For her MPH Capstone project, her group focused on prioritizing Métis health and Métis-specific cultural safety. Burd points out how it became evident that First Nations, Métis, and Inuit Peoples continue to experience racism and discrimination when accessing healthcare services and treatment. The project centred around assisting Métis Nation British Columbia with creating a proposal for their Métis-specific cultural safety training that will be implemented with healthcare providers and practitioners across the health authorities in British Columbia.
Burd emphasizes the importance of engaging in this work for her as a proud Métis Citizen of British Columbia with mixed Blackfeet, Cree, Métis, and European ancestry. She hopes to continue her journey of revitalizing her connection to her Métis identity and culture and ensure Métis perspectives and experiences are included and prioritized in healthcare spaces and systems.
“I know that my ancestors have led me on this path.

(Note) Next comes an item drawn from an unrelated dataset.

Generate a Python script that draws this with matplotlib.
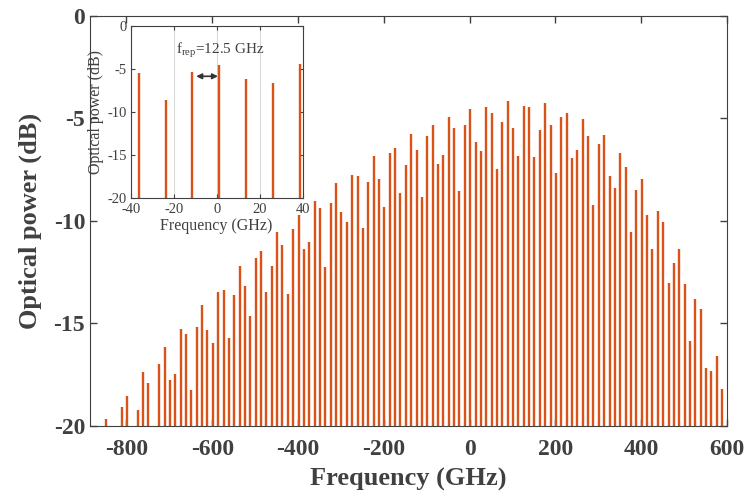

I am so honoured and privileged to live in a time where I can proudly say I am Métis; I wish more than anything that my grandpa and ancestors could see the progress that has been made today and experience a time where Métis People do not have to hide or be ashamed of their identity,” Burd explains. “I do this work for my family and the Nation; being connected with community and culture has made me feel whole.”
During her time at SFU, she was provided the opportunity to engage with her Métis identity and culture, especially from her peers and professors.
“I appreciate the curiosity of many peers who had questions and created a space for me to share stories about my ancestry and my experiences as a Métis person,” she said. “I appreciate many professors’ efforts and actions towards creating spaces for me to speak about my Métis identity and engaging in decolonizing practices within their classrooms and academia.”
Burd plans to continue her educational journey as a PhD student. Her research will be focused on being in community and understanding Métis youth conceptualizations of community resilience and cultural continuity as protective factors against youth suicide. For students looking for advice, she urges making an effort to network and create connections.
“Get to know your peers, professors, and faculty members because everyone has such different and diverse lived experiences and knowledge to share and learn from.”